What really struck me is that this story is going on at festival/film programs all over the world right now. The Film Society is both a great target, because it is so well funded, and it is a muscular and somewhat transparent - because it is so hand-in-glove with journalists - example of the troubles.
Mara Manus was hired not for her artistic insights, but because she is seen as a big muscled NY fundraiser. And I am sure she is. All the sidebar stuff about her involvement in the movie business is... well... pretty irrelevant. She has friends, but no legacy from her years, years ago, in the film world. But she is a part of the NY firmament now, after her tumultuous time at The Public.
But at the moment, there is no money to raise out there. So by hiring a money person to lead at a time when there is no way that the best fundraisers can do what the people who hire them expect them to do, The Film Society of Lincoln Center has left her more than a little bit vulnerable. Had they hired with an eye to aesthetic innovation - which is more mind than money - then strides could be being made while the fundraising efforts suffered.
Of course, when they hired Ms Manus, they were already underway on the new, extremely expensive project. So... maybe there was no answer that could satisfy all the different demands.
The great good fortune at Sundance is that they are not in the real estate business.
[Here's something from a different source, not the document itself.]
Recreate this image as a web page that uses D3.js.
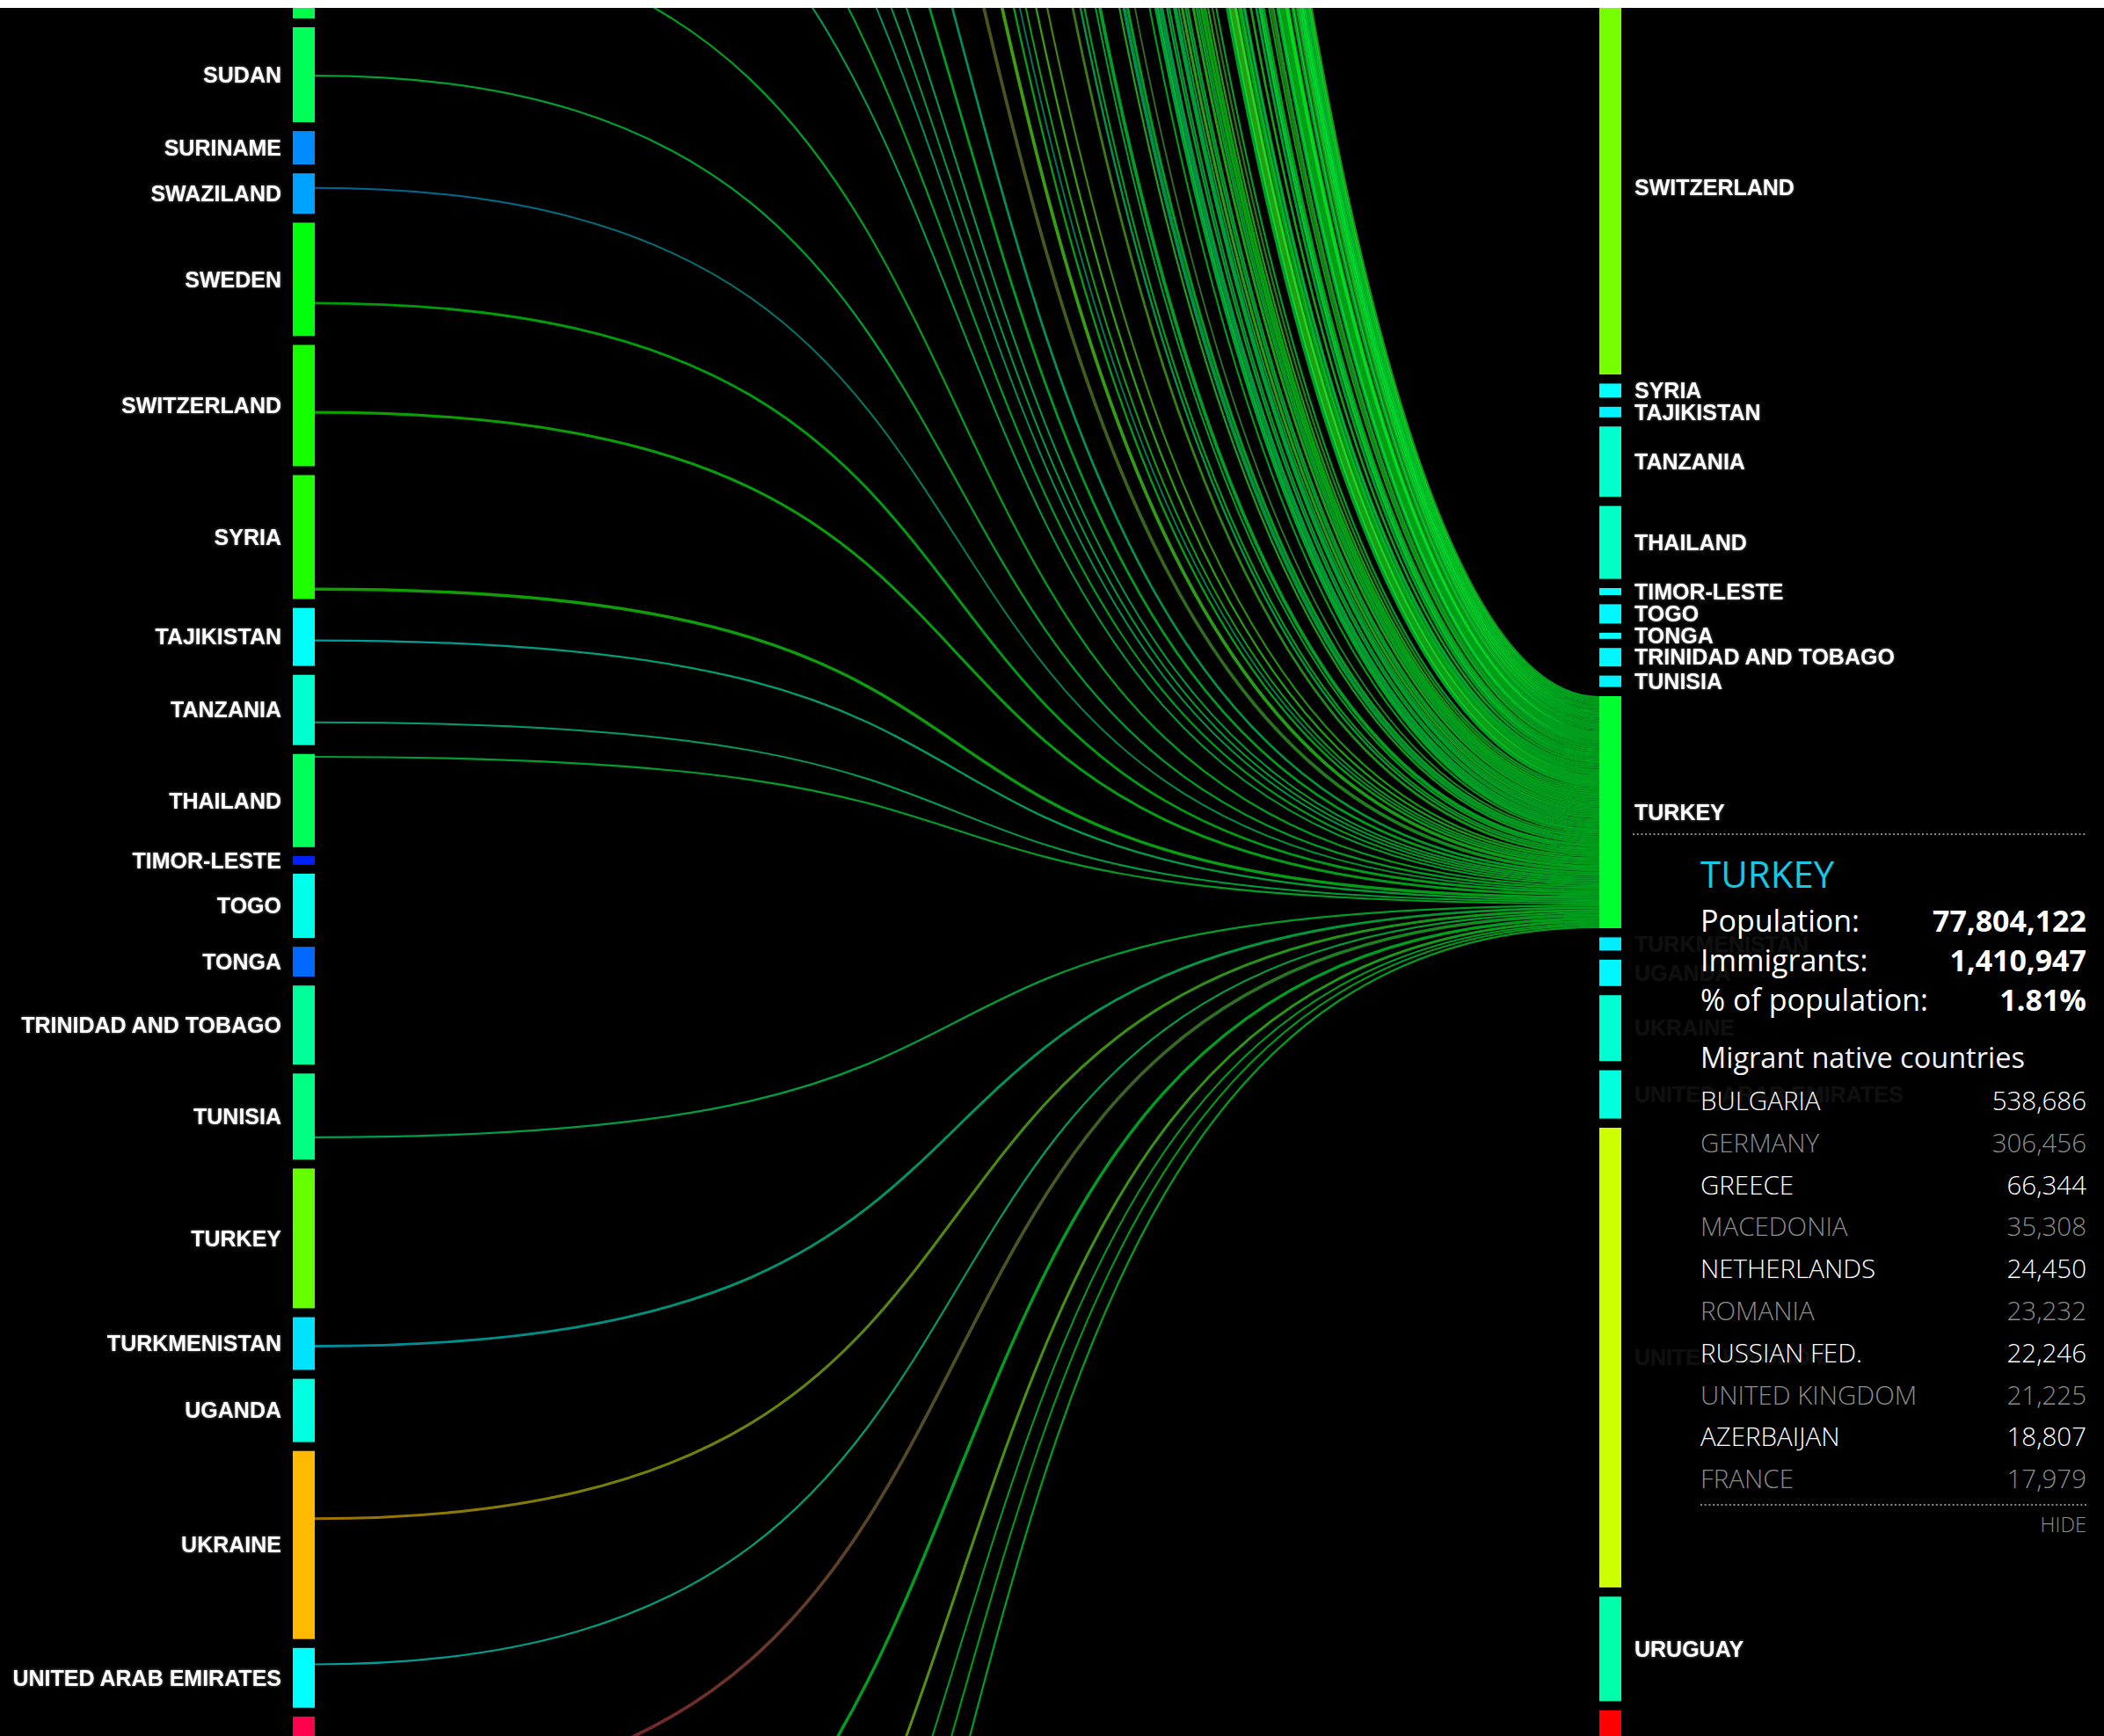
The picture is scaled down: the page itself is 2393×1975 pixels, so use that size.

Toronto, right now... not so lucky.
Times is hard...
Posted by dpoland at April 1, 2009 03:54 PM
Comments
Actually, based on what I've heard first-, second- and third-hand in recent days, film fetivals all over are feeling the pinch. It wouldn't surprise me a bit if, just as David has kept a running list of film critics who have gotten eighty-sixed, he'll soon be running a list of film festivals that are drastically cutting back, or shuttering altogether. (PS: Part of the problem, of course, is the cutback on film coverage -- specifically, film festival coverage -- at some newspapers.)
Posted by: Joe Leydon
at April 1, 2009 09:54 PM
I still can't believe the number of nonprofit arts organizations that believed the consultants who told them, during the comparatively flush middle of the decade, that they could finance these expensive expansion and renovation projects.
Here in Boston, the Museum of Fine Arts revealed that they had completed a $500 million capital campaign right before the economy collapsed. Dozens of others haven't been so lucky, and have had to sideline or rethink projects midstream.